>> START Record list
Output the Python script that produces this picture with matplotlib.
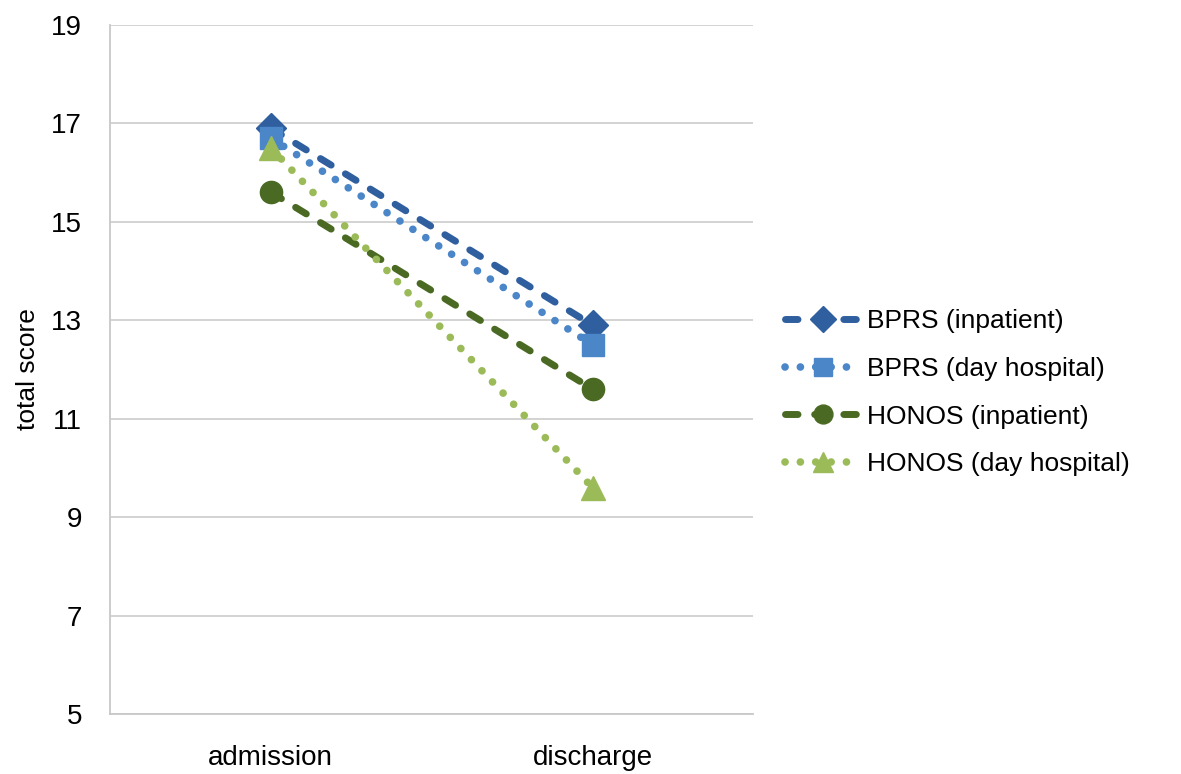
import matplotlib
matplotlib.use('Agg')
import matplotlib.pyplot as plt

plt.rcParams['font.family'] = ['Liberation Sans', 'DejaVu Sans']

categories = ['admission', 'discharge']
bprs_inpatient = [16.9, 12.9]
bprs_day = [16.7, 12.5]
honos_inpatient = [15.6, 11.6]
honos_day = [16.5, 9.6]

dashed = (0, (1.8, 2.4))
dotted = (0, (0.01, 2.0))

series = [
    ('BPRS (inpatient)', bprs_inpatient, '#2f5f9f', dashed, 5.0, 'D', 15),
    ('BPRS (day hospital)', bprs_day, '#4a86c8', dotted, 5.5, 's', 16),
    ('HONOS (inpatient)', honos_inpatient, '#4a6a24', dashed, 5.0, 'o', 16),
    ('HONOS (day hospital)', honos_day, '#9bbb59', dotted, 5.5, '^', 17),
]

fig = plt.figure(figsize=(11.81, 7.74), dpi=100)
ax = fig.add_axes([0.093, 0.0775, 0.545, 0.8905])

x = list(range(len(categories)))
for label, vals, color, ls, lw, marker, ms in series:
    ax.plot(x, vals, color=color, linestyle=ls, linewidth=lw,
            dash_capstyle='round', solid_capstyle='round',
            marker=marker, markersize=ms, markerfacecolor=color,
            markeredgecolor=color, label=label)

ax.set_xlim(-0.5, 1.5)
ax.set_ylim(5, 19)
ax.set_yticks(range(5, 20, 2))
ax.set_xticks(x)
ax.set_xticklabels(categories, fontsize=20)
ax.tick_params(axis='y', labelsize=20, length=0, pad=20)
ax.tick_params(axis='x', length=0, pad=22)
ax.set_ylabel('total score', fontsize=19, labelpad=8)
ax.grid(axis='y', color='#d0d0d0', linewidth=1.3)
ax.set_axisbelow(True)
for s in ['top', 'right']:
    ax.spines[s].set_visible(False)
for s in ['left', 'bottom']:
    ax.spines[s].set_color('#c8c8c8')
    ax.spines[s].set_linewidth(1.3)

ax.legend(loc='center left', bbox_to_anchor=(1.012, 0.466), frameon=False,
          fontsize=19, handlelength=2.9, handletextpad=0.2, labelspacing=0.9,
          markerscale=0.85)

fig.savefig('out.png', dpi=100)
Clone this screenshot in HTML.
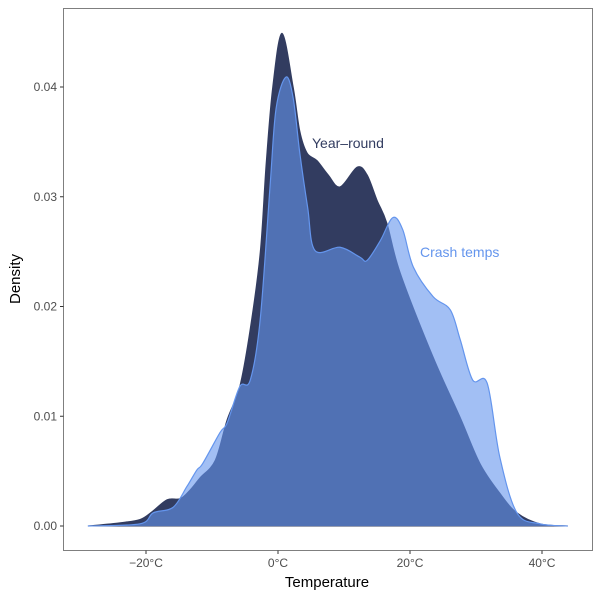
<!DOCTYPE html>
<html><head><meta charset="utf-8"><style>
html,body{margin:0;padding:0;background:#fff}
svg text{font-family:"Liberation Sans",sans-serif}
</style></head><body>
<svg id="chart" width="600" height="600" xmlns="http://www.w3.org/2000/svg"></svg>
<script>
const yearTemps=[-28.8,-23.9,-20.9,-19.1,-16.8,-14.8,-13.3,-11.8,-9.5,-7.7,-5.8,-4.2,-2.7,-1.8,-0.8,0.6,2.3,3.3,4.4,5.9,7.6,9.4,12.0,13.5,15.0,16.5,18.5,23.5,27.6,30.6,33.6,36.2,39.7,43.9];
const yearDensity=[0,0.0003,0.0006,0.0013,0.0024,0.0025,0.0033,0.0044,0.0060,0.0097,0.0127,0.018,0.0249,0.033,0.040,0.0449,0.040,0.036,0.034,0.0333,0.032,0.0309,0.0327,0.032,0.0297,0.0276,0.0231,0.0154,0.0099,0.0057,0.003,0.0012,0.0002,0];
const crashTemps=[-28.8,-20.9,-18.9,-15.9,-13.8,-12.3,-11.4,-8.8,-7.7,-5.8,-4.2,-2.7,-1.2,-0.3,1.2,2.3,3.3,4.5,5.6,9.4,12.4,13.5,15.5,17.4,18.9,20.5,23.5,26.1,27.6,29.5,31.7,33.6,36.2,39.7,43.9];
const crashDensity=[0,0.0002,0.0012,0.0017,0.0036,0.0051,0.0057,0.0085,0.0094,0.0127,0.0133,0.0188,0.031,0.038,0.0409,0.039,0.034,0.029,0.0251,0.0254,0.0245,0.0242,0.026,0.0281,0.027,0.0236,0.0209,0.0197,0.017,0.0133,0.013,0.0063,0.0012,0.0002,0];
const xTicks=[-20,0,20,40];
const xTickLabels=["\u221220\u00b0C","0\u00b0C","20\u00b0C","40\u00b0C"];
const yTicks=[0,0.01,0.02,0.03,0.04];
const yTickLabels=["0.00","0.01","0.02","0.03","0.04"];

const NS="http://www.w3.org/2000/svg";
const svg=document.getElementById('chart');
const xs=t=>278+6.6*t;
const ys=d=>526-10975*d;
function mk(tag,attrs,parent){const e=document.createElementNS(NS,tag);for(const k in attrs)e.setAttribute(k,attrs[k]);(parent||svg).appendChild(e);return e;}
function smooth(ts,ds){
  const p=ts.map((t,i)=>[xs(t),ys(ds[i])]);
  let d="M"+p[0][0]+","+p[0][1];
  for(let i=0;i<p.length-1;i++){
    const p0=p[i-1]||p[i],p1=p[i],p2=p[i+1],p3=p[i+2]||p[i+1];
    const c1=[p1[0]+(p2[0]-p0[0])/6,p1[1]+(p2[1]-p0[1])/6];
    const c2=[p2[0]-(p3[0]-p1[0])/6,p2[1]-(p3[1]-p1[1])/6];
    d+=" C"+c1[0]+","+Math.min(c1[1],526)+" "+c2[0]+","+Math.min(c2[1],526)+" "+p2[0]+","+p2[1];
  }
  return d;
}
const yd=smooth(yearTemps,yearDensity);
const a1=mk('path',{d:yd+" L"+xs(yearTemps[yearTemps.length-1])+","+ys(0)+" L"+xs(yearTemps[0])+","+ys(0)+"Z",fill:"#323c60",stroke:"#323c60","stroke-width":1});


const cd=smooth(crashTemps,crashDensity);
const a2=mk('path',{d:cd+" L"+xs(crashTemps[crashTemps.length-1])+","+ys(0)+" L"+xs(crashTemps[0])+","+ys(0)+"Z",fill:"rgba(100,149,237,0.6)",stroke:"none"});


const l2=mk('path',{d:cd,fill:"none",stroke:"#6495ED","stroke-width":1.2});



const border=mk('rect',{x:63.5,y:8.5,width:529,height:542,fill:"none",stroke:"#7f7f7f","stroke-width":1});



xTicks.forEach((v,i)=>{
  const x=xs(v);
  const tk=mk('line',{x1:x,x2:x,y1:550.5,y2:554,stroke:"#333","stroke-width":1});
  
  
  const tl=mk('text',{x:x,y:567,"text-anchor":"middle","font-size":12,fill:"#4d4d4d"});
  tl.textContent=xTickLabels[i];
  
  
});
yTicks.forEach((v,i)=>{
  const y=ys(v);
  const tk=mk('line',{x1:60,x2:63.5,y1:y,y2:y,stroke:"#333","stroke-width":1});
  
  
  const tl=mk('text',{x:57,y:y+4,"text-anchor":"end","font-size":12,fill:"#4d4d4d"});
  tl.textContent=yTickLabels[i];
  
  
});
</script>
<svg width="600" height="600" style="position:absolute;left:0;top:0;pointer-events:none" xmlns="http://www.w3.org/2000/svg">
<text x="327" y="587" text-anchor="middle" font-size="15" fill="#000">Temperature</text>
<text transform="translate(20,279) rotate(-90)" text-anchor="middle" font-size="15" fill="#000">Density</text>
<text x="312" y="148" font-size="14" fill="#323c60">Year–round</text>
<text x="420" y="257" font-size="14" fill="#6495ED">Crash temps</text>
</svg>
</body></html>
>> END Record list
Task details »
Pictures are excluded; copy every other part of the records exactly.

Problem solution »
Output the Python script that produces this picture with matplotlib.
import matplotlib
matplotlib.use('Agg')
import matplotlib.pyplot as plt

plt.rcParams['font.family'] = ['Liberation Sans', 'DejaVu Sans']

categories = ['admission', 'discharge']
bprs_inpatient = [16.9, 12.9]
bprs_day = [16.7, 12.5]
honos_inpatient = [15.6, 11.6]
honos_day = [16.5, 9.6]

dashed = (0, (1.8, 2.4))
dotted = (0, (0.01, 2.0))

series = [
    ('BPRS (inpatient)', bprs_inpatient, '#2f5f9f', dashed, 5.0, 'D', 15),
    ('BPRS (day hospital)', bprs_day, '#4a86c8', dotted, 5.5, 's', 16),
    ('HONOS (inpatient)', honos_inpatient, '#4a6a24', dashed, 5.0, 'o', 16),
    ('HONOS (day hospital)', honos_day, '#9bbb59', dotted, 5.5, '^', 17),
]

fig = plt.figure(figsize=(11.81, 7.74), dpi=100)
ax = fig.add_axes([0.093, 0.0775, 0.545, 0.8905])

x = list(range(len(categories)))
for label, vals, color, ls, lw, marker, ms in series:
    ax.plot(x, vals, color=color, linestyle=ls, linewidth=lw,
            dash_capstyle='round', solid_capstyle='round',
            marker=marker, markersize=ms, markerfacecolor=color,
            markeredgecolor=color, label=label)

ax.set_xlim(-0.5, 1.5)
ax.set_ylim(5, 19)
ax.set_yticks(range(5, 20, 2))
ax.set_xticks(x)
ax.set_xticklabels(categories, fontsize=20)
ax.tick_params(axis='y', labelsize=20, length=0, pad=20)
ax.tick_params(axis='x', length=0, pad=22)
ax.set_ylabel('total score', fontsize=19, labelpad=8)
ax.grid(axis='y', color='#d0d0d0', linewidth=1.3)
ax.set_axisbelow(True)
for s in ['top', 'right']:
    ax.spines[s].set_visible(False)
for s in ['left', 'bottom']:
    ax.spines[s].set_color('#c8c8c8')
    ax.spines[s].set_linewidth(1.3)

ax.legend(loc='center left', bbox_to_anchor=(1.012, 0.466), frameon=False,
          fontsize=19, handlelength=2.9, handletextpad=0.2, labelspacing=0.9,
          markerscale=0.85)

fig.savefig('out.png', dpi=100)
Clone this screenshot in HTML.
<!DOCTYPE html>
<html><head><meta charset="utf-8"><style>
html,body{margin:0;padding:0;background:#fff}
svg text{font-family:"Liberation Sans",sans-serif}
</style></head><body>
<svg id="chart" width="600" height="600" xmlns="http://www.w3.org/2000/svg"></svg>
<script>
const yearTemps=[-28.8,-23.9,-20.9,-19.1,-16.8,-14.8,-13.3,-11.8,-9.5,-7.7,-5.8,-4.2,-2.7,-1.8,-0.8,0.6,2.3,3.3,4.4,5.9,7.6,9.4,12.0,13.5,15.0,16.5,18.5,23.5,27.6,30.6,33.6,36.2,39.7,43.9];
const yearDensity=[0,0.0003,0.0006,0.0013,0.0024,0.0025,0.0033,0.0044,0.0060,0.0097,0.0127,0.018,0.0249,0.033,0.040,0.0449,0.040,0.036,0.034,0.0333,0.032,0.0309,0.0327,0.032,0.0297,0.0276,0.0231,0.0154,0.0099,0.0057,0.003,0.0012,0.0002,0];
const crashTemps=[-28.8,-20.9,-18.9,-15.9,-13.8,-12.3,-11.4,-8.8,-7.7,-5.8,-4.2,-2.7,-1.2,-0.3,1.2,2.3,3.3,4.5,5.6,9.4,12.4,13.5,15.5,17.4,18.9,20.5,23.5,26.1,27.6,29.5,31.7,33.6,36.2,39.7,43.9];
const crashDensity=[0,0.0002,0.0012,0.0017,0.0036,0.0051,0.0057,0.0085,0.0094,0.0127,0.0133,0.0188,0.031,0.038,0.0409,0.039,0.034,0.029,0.0251,0.0254,0.0245,0.0242,0.026,0.0281,0.027,0.0236,0.0209,0.0197,0.017,0.0133,0.013,0.0063,0.0012,0.0002,0];
const xTicks=[-20,0,20,40];
const xTickLabels=["\u221220\u00b0C","0\u00b0C","20\u00b0C","40\u00b0C"];
const yTicks=[0,0.01,0.02,0.03,0.04];
const yTickLabels=["0.00","0.01","0.02","0.03","0.04"];

const NS="http://www.w3.org/2000/svg";
const svg=document.getElementById('chart');
const xs=t=>278+6.6*t;
const ys=d=>526-10975*d;
function mk(tag,attrs,parent){const e=document.createElementNS(NS,tag);for(const k in attrs)e.setAttribute(k,attrs[k]);(parent||svg).appendChild(e);return e;}
function smooth(ts,ds){
  const p=ts.map((t,i)=>[xs(t),ys(ds[i])]);
  let d="M"+p[0][0]+","+p[0][1];
  for(let i=0;i<p.length-1;i++){
    const p0=p[i-1]||p[i],p1=p[i],p2=p[i+1],p3=p[i+2]||p[i+1];
    const c1=[p1[0]+(p2[0]-p0[0])/6,p1[1]+(p2[1]-p0[1])/6];
    const c2=[p2[0]-(p3[0]-p1[0])/6,p2[1]-(p3[1]-p1[1])/6];
    d+=" C"+c1[0]+","+Math.min(c1[1],526)+" "+c2[0]+","+Math.min(c2[1],526)+" "+p2[0]+","+p2[1];
  }
  return d;
}
const yd=smooth(yearTemps,yearDensity);
const a1=mk('path',{d:yd+" L"+xs(yearTemps[yearTemps.length-1])+","+ys(0)+" L"+xs(yearTemps[0])+","+ys(0)+"Z",fill:"#323c60",stroke:"#323c60","stroke-width":1});


const cd=smooth(crashTemps,crashDensity);
const a2=mk('path',{d:cd+" L"+xs(crashTemps[crashTemps.length-1])+","+ys(0)+" L"+xs(crashTemps[0])+","+ys(0)+"Z",fill:"rgba(100,149,237,0.6)",stroke:"none"});


const l2=mk('path',{d:cd,fill:"none",stroke:"#6495ED","stroke-width":1.2});



const border=mk('rect',{x:63.5,y:8.5,width:529,height:542,fill:"none",stroke:"#7f7f7f","stroke-width":1});



xTicks.forEach((v,i)=>{
  const x=xs(v);
  const tk=mk('line',{x1:x,x2:x,y1:550.5,y2:554,stroke:"#333","stroke-width":1});
  
  
  const tl=mk('text',{x:x,y:567,"text-anchor":"middle","font-size":12,fill:"#4d4d4d"});
  tl.textContent=xTickLabels[i];
  
  
});
yTicks.forEach((v,i)=>{
  const y=ys(v);
  const tk=mk('line',{x1:60,x2:63.5,y1:y,y2:y,stroke:"#333","stroke-width":1});
  
  
  const tl=mk('text',{x:57,y:y+4,"text-anchor":"end","font-size":12,fill:"#4d4d4d"});
  tl.textContent=yTickLabels[i];
  
  
});
</script>
<svg width="600" height="600" style="position:absolute;left:0;top:0;pointer-events:none" xmlns="http://www.w3.org/2000/svg">
<text x="327" y="587" text-anchor="middle" font-size="15" fill="#000">Temperature</text>
<text transform="translate(20,279) rotate(-90)" text-anchor="middle" font-size="15" fill="#000">Density</text>
<text x="312" y="148" font-size="14" fill="#323c60">Year–round</text>
<text x="420" y="257" font-size="14" fill="#6495ED">Crash temps</text>
</svg>
</body></html>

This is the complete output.